電子契約ツールをまだ導入していない派遣受入企業にとって今回の改正は、派遣関係の契約に限らずメリットが多い電子契約の導入を検討する良い機会ではないでしょうか。
苦情処理体制の整備
2021年1月の派遣法改正では、派遣受入企業が派遣労働者を雇用する事業主とみなされて、派遣労働者の苦情処理を行うことが義務付けられました。そのための体制づくりは、受入企業の喫緊の課題と言えるでしょう。
派遣労働者による苦情への対応について、派遣受入企業は以下の3点を決めておいて、労働者派遣契約に反映させなければなりません。
- 派遣労働者からの苦情の申し出を受け付ける窓口・担当者
- 苦情の処理を行う具体的な方法・手順
- 派遣元の人材派遣企業との連携体制の構築
なお、これらに以前から対応ができている派遣受入企業は、新たに体制を作る必要はありません。現状で対応ができていない派遣受入企業において、早急に手を打つ必要があります。
また新しく付け加えられた内容として、派遣労働者を受け入れる際に説明会を設け、苦情を訴えたい場合のアクションの起こし方や手順について、きめ細かく周知する必要があります。

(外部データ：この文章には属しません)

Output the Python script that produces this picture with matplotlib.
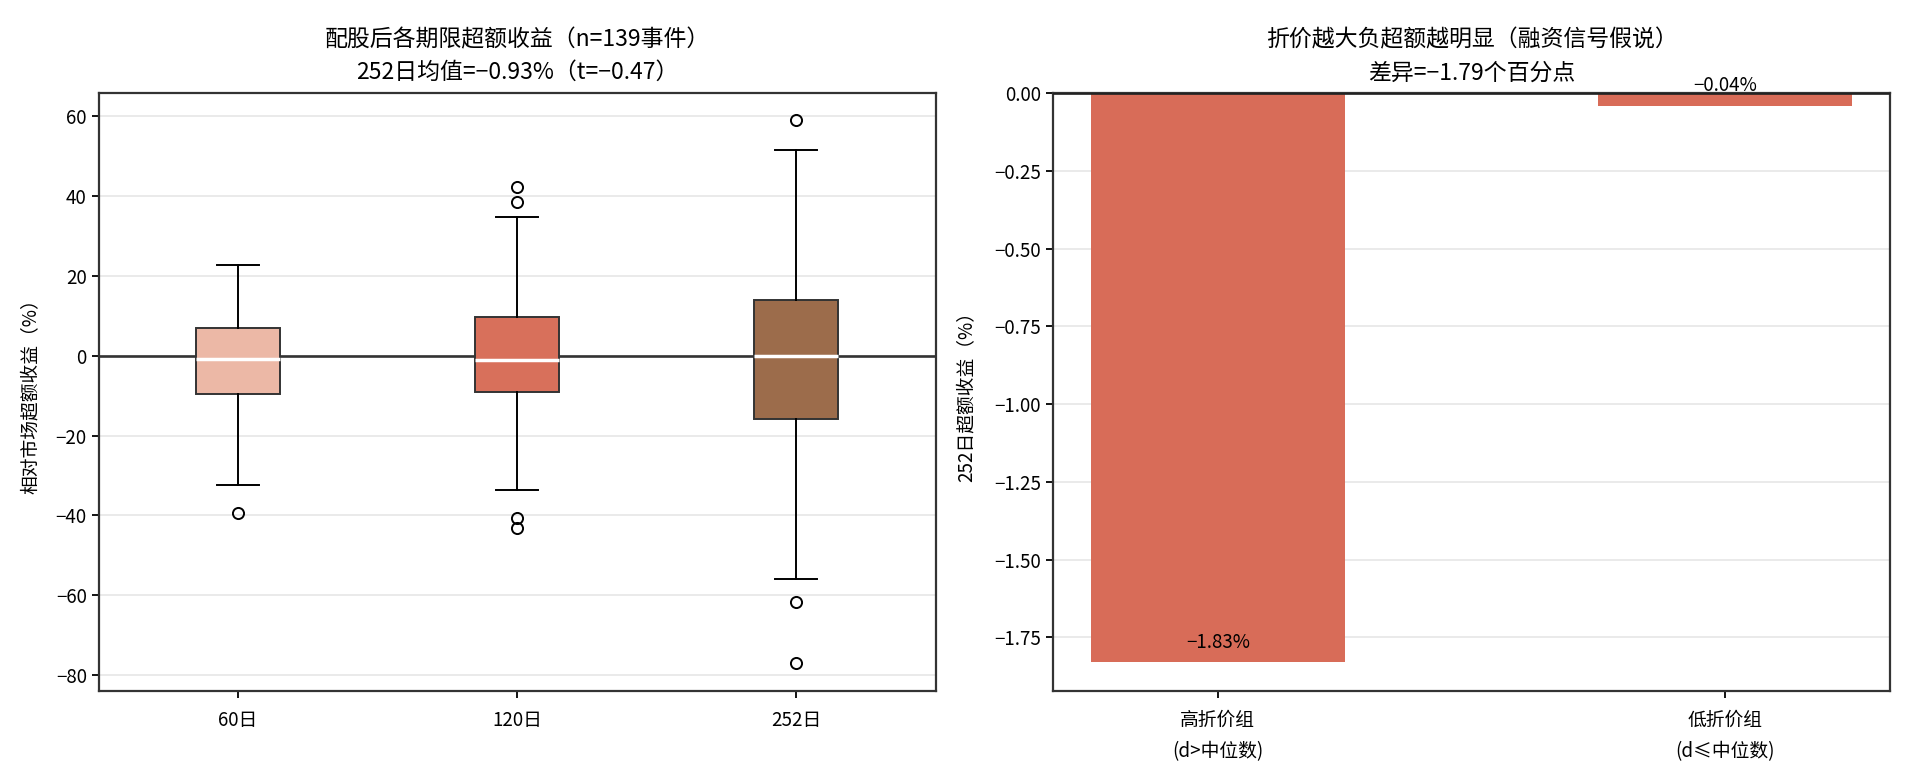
import matplotlib.pyplot as plt

plt.rcParams['font.family'] = ['Noto Sans CJK SC', 'DejaVu Sans']
plt.rcParams['axes.unicode_minus'] = True

# box stats
horizons = ["60日", "120日", "252日"]
q1 = [-9.5, -9.2, -15.8]
med = [-0.7, -1.0, 0.0]
q3 = [7.0, 9.8, 14.0]
whis_lo = [-32.3, -33.7, -56.0]
whis_hi = [22.7, 34.7, 51.5]
fliers = [[-39.3], [42.2, 38.6, -40.6, -43.1], [59.0, -61.8, -77.1]]
box_colors = ["#ecb8a6", "#d8705b", "#9c6c4b"]

groups = ["高折价组\n(d>中位数)", "低折价组\n(d≤中位数)"]
group_ret = [-1.83, -0.04]
bar_color = "#d86c58"

fig, (ax1, ax2) = plt.subplots(1, 2, figsize=(19.14, 7.83), dpi=100)
fig.subplots_adjust(left=0.0515, right=0.9875, top=0.881, bottom=0.118, wspace=0.14)

stats = []
for i in range(3):
    stats.append(dict(q1=q1[i], med=med[i], q3=q3[i], whislo=whis_lo[i],
                      whishi=whis_hi[i], fliers=fliers[i], label=horizons[i]))

ax1.axhline(0, color="#333333", lw=1.9, zorder=1)
bp = ax1.bxp(stats, widths=0.3, patch_artist=True, zorder=3,
             boxprops=dict(edgecolor="#333333", lw=1.4),
             medianprops=dict(color="white", lw=2.5),
             whiskerprops=dict(color="black", lw=1.4),
             capprops=dict(color="black", lw=1.4),
             flierprops=dict(marker="o", markerfacecolor="none", markeredgecolor="black",
                             markersize=8, markeredgewidth=1.4))
for patch, c in zip(bp["boxes"], box_colors):
    patch.set_facecolor(c)
ax1.set_title("配股后各期限超额收益（n=139事件）\n252日均值=−0.93%（t=−0.47）",
              fontsize=16.5, pad=10, linespacing=1.55)
ax1.set_ylabel("相对市场超额收益（%）", fontsize=13.5, labelpad=10)
ax1.grid(axis="y", color="#e6e6e6", lw=1.2)
ax1.set_axisbelow(True)

bars = ax2.bar(range(len(groups)), group_ret, width=0.5, color=bar_color, zorder=2)
ax2.axhline(0, color="#222222", lw=1.9, zorder=3)
for i, v in enumerate(group_ret):
    ax2.text(i, v + 0.03, f"{v:.2f}%".replace("-", "−"), ha="center", va="bottom", fontsize=13.5, zorder=4)
ax2.set_xticks(range(len(groups)), groups)
ax2.set_title("折价越大负超额越明显（融资信号假说）\n差异=−1.79个百分点",
              fontsize=16.5, pad=10, linespacing=1.55)
ax2.set_ylabel("252日超额收益（%）", fontsize=13.5, labelpad=12)
ax2.grid(axis="y", color="#e6e6e6", lw=1.2)
ax2.set_axisbelow(True)

for ax in (ax1, ax2):
    ax.tick_params(labelsize=13.5, width=1.3, length=5)
    ax.tick_params(axis="x", pad=9)
    for lab in ax.get_xticklabels():
        lab.set_linespacing(1.6)
    for s in ax.spines.values():
        s.set_color("#333333")
        s.set_linewidth(1.6)

fig.savefig("out.png", dpi=100)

派遣労働者ができるだけ働きやすい環境を整備するため、派遣受入企業と派遣元の人材派遣企業がこれまで以上に緊密な連携を取りながら、さまざまな対応に真摯に取り組むことが求められています。
まとめ
労働者派遣法の2021年に行われた2回にわたる改正は、この法律の根幹に影響するような大きなものではなく、あくまで施行する際の規則と指針の変更・強化です。

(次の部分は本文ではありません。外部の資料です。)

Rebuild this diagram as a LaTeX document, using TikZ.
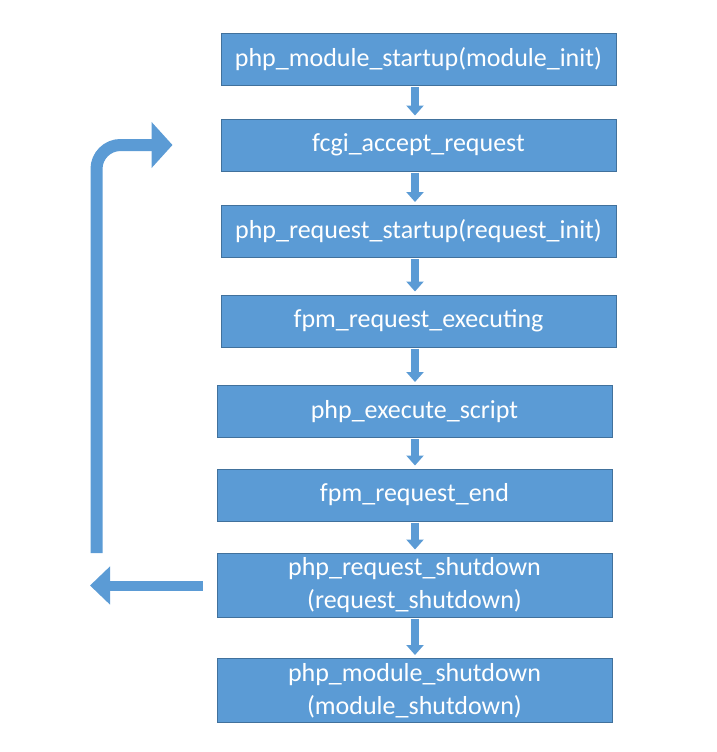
\documentclass[tikz,border=0pt]{standalone}
\usepackage{fontspec}
\setmainfont{Carlito}
\usepackage{tikz}
\usetikzlibrary{arrows.meta,calc}
\definecolor{boxblue}{HTML}{5B9BD5}
\definecolor{boxedge}{HTML}{41719C}

\begin{document}
\begin{tikzpicture}[x=1pt,y=-1pt,
    fnbox/.style={draw=boxedge, line width=1pt, fill=boxblue, text=white, minimum width=395pt, minimum height=52pt, inner sep=0pt, align=center, font=\fontsize{26}{33}\selectfont},
    tallbox/.style={fnbox, minimum height=64pt},
    down/.style={draw=boxblue, line width=8pt, -{Triangle[length=10pt,width=17pt]}},
    back/.style={draw=boxblue, line width=10pt, -{Triangle[length=20pt,width=37pt]}},
    loop/.style={draw=boxblue, line width=12pt, rounded corners=24pt, -{Triangle[length=21pt,width=45pt]}}]
    \useasboundingbox (0,0) rectangle (716,752);
    \node[fnbox] (b1) at (418.5,59.5) {php\_module\_startup(module\_init)};
    \node[fnbox] (b2) at (418.5,145) {fcgi\_accept\_request};
    \node[fnbox] (b3) at (418.5,231.5) {php\_request\_startup(request\_init)};
    \node[fnbox] (b4) at (418.5,321) {fpm\_request\_executing};
    \node[fnbox] (b5) at (414.5,411.5) {php\_execute\_script};
    \node[fnbox] (b6) at (414.5,495) {fpm\_request\_end};
    \node[tallbox] (b7) at (414.5,585) {php\_request\_shutdown\\(request\_shutdown)};
    \node[tallbox] (b8) at (414.5,690.5) {php\_module\_shutdown\\(module\_shutdown)};
    \coordinate (axis) at (415,0);
    \foreach \a/\b in {b1/b2,b2/b3,b3/b4,b4/b5,b5/b6,b6/b7,b7/b8}
        \draw[down] ([yshift=-1pt]\a.south -| axis) -- ([yshift=3pt]\b.north -| axis);
    % way back to the next request
    \coordinate (loopbot) at (96.5,553);
    \coordinate (loopend) at (90,585.5);
    \draw[back] ([xshift=-14pt]b7.west |- loopend) -- (loopend);
    \draw[loop] (loopbot) -- (loopbot |- b2.center) -- ([xshift=-48pt]b2.west);
\end{tikzpicture}
\end{document}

派遣受入企業は、従来の派遣法の内容に対して運用がしっかりとできているかどうかを確認しておけば、今回の改正はそれほど大きな影響はないとも言えるでしょう。
ただし、今回認められた電子契約の導入は、未導入の派遣受入企業にとって検討に値する価値があります。また、苦情処理体制の整備に関しては、徹底されていない派遣受入企業においては体制確立が急務です。
派遣法は頻繁に改正される傾向があり、今後も派遣労働者の待遇改善や公平性の重視から改正される可能性があります。派遣受入企業の人事担当者のみなさんは、常に情報にキャッチアップする必要があるでしょう。